After Blanc finally air-kicked a short shot past Chilavert in the second period of overtime, a shot set up by a header from David Trezeguet off a cross by Robert Pires, Chilavert and three Paraguayan defenders fell to the ground in despair and exhaustion.
Chilavert was the first one to rise. He went to one teammate, then another, and gently lifted them to their feet and hugged them. At 32, this is probably Chilavert's last World Cup, but he is going out with class.
"It was a great effort from my players, but we made a few errors near the end, probably because of fatigue," said Paraguay Coach Paulo Cesar Carpeggiani. "In the penalty shootout, we would have stood a better chance."
This is the first World Cup to use sudden-death overtime, known in soccer as the "golden goal" rule, in the elimination round. In the 1994 tournament, the entire 30-minute overtime was played. If neither team scored in today's overtime, the game would have been decided on penalty kicks.
On the French team, no one player stood out, except for the one who wasn't there. If suspended halfback Zinedine Zidane had played, perhaps the crowd at Stade Felix Bollaert would have been spared the frustration of watching the French attack batter against the seemingly immovable Paraguayan defense for seven minutes short of two hours. But maybe not.
Zidane "may be the happiest one of us all tonight," said French Coach Aime Jacquet. Zidane has completed a two-game suspension and will be eligible to play against Italy.
"He certainly was missed. But the team won," said captain Didier Deschamps, echoing the sighs of relief among the French. "It'll be an advantage to have him back, and in fine form."
France halfback Youri Djorkaeff did his best to rally the team through the center, and he had the ball a lot. One shot was deflected only by a dramatic flying save by Chilavert. But Djorkaeff also was as stymied as anyone. At one point, he lost the ball near the goal and slid to his knees in frustration.
To hear the players talk, Italy will be a familiar face, if not an easy game, compared with Paraguay.
"We're glad it's over, even with such a low score," said Pires, who subbed in in the second half. "It's good to beat a team like Paraguay. They were very difficult, they have a lot of energy. This was a departure into the unknown. We know Italy."

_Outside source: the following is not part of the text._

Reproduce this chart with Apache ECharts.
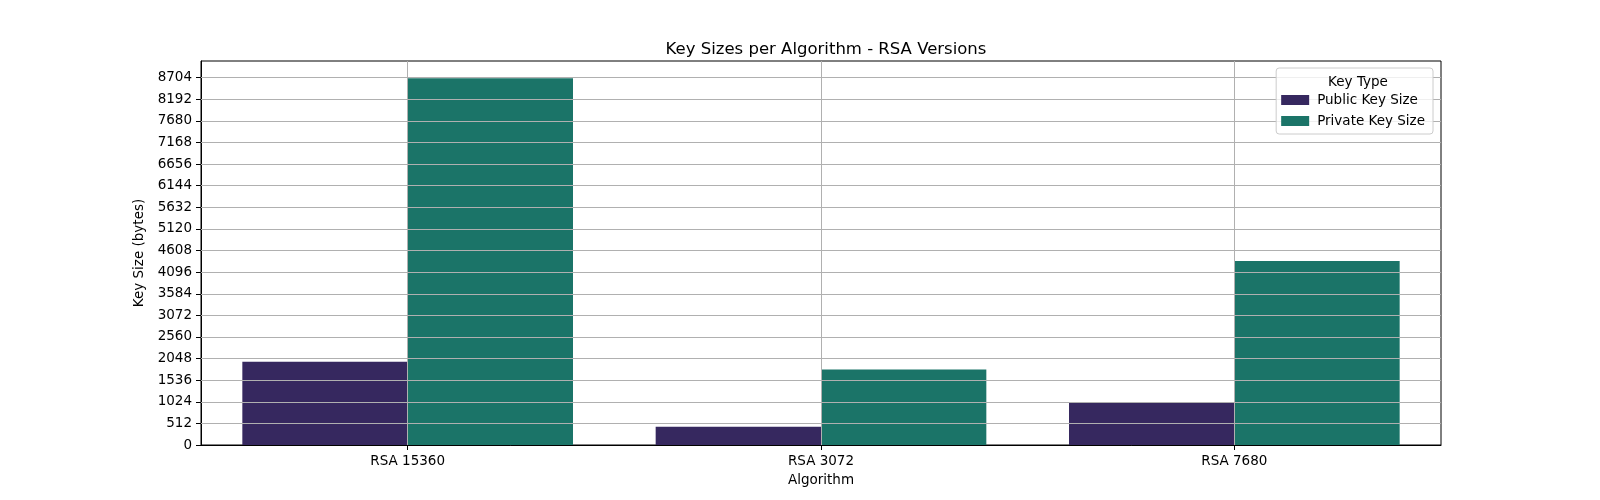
<!DOCTYPE html>
<html>
<head>
<meta charset="utf-8">
<script src="https://cdn.jsdelivr.net/npm/echarts@6/dist/echarts.min.js"></script>
<style>
html,body{margin:0;padding:0;background:#fff;}
#chart{width:1600px;height:500px;}
</style>
</head>
<body>
<div id="chart"></div>
<script>
const categories = ['RSA 15360', 'RSA 3072', 'RSA 7680'];
const publicKeySize = [1970, 430, 1010];
const privateKeySize = [8690, 1790, 4360];
const yTicks = [0, 512, 1024, 1536, 2048, 2560, 3072, 3584, 4096, 4608, 5120, 5632, 6144, 6656, 7168, 7680, 8192, 8704];
const seriesNames = ['Public Key Size', 'Private Key Size'];

const FONT = 'DejaVu Sans';
const chart = echarts.init(document.getElementById('chart'), null, {renderer: 'canvas'});

const gridLineStyle = {color: '#b0b0b0', width: 1, type: 'solid'};
const option = {
  animation: false,
  backgroundColor: '#fff',
  textStyle: {fontFamily: FONT},
  title: [{
    text: 'Key Sizes per Algorithm - RSA Versions',
    left: 821, top: 36, textAlign: 'center',
    textStyle: {fontFamily: FONT, fontSize: 16.5, fontWeight: 'normal', color: '#000'}
  }, {
    text: 'Key Type',
    left: 1353, top: 70, textAlign: 'center', z: 30,
    textStyle: {fontFamily: FONT, fontSize: 13.5, fontWeight: 'normal', color: '#000'}
  }],
  legend: {
    orient: 'vertical',
    right: 167, top: 68,
    width: 148,
    z: 20,
    padding: [25, 8, 6, 5],
    itemGap: 7,
    itemWidth: 28, itemHeight: 10,
    icon: 'rect',
    borderColor: '#cccccc', borderWidth: 1, borderRadius: 3,
    backgroundColor: 'rgba(255,255,255,0.8)',
    textStyle: {fontFamily: FONT, fontSize: 13.5, color: '#000', padding: [0, 0, 0, 3]},
    data: seriesNames
  },
  grid: {
    left: 201, right: 159, top: 61, bottom: 55,
    show: true, borderColor: '#000', borderWidth: 1, backgroundColor: 'transparent',
    containLabel: false
  },
  xAxis: {
    type: 'category',
    data: categories,
    boundaryGap: true,
    name: 'Algorithm', nameLocation: 'middle', nameGap: 28,
    nameTextStyle: {fontFamily: FONT, fontSize: 13.5, color: '#000'},
    axisLine: {show: true, lineStyle: {color: '#000', width: 1}},
    axisTick: {show: true, alignWithLabel: true, length: 5, lineStyle: {color: '#000'}},
    axisLabel: {fontFamily: FONT, fontSize: 13.5, color: '#000', margin: 9},
    splitLine: {show: false}
  },
  yAxis: {
    type: 'value',
    min: 0, max: 9100, interval: 512,
    name: 'Key Size (bytes)', nameLocation: 'middle', nameGap: 53, nameRotate: 90,
    nameTextStyle: {fontFamily: FONT, fontSize: 13.5, color: '#000'},
    axisLine: {show: true, lineStyle: {color: '#000', width: 1}},
    axisTick: {show: true, length: 5, lineStyle: {color: '#000'}, customValues: yTicks},
    axisLabel: {fontFamily: FONT, fontSize: 13.5, color: '#000', margin: 9, customValues: yTicks,
      formatter: v => String(v)},
    splitLine: {show: false}
  },
  series: [{
    name: seriesNames[0],
    type: 'bar',
    data: publicKeySize,
    barWidth: '40%',
    barGap: '0%',
    itemStyle: {color: '#36285f'}
  }, {
    name: seriesNames[1],
    type: 'bar',
    data: privateKeySize,
    barWidth: '40%',
    barGap: '0%',
    itemStyle: {color: '#1b7468'}
  }, {
    name: 'grid',
    type: 'line',
    data: [],
    silent: true,
    markLine: {
      silent: true,
      symbol: ['none', 'none'],
      label: {show: false},
      lineStyle: gridLineStyle,
      emphasis: {disabled: true},
      z: 10,
      data: yTicks.filter(v => v > 0).map(v => ({yAxis: v})).concat(categories.map(c => ({xAxis: c})))
    }
  }]
};
chart.setOption(option);
</script>
</body>
</html>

France tried everything against the omnipresent Paraguayan fullbacks. France tried closing in toward the goal, settling and shooting. The ball was blocked by the fullbacks. It tried long lobs overhead. Chilavert caught them. It tried short pops; the Paraguayans headed them back.
"Every time we took a shot, there was a head in the way," Deschamps said.
During the long buildup to this World Cup, it was said frequently that the French had the potential to go to the finals if they could get their offense in shape. In the first round, it appeared that had happened. Young newcomers Thierry Henry and David Trezeguet added attacking power to the solidity of veteran Zidane. In its first two first-round games, France scored seven goals and qualified for the round of 16.
But during the second game, against Saudi Arabia, Zidane received a two-game suspension for cleating. France won the following game against Denmark, 2-1. At the time it was seen as a hollow victory against an easy opponent; Denmark's 4-1 victory against Nigeria tonight changed that perception.
One potential casualty of the game: Henry suffered a sprained ankle, and whether he will be able to play against Italy was unknown.
Despite the energy of forward Jose Cardozo, the Paraguayans really never threatened. At one point, when French goalie Fabien Barthez caught a soft shot, he grinned; even with the game scoreless you could tell he was enjoying what happened to be his 27th birthday. Indeed, before the game Blanc gave Barthez's bald head a big kiss for good luck. It seemed to have worked.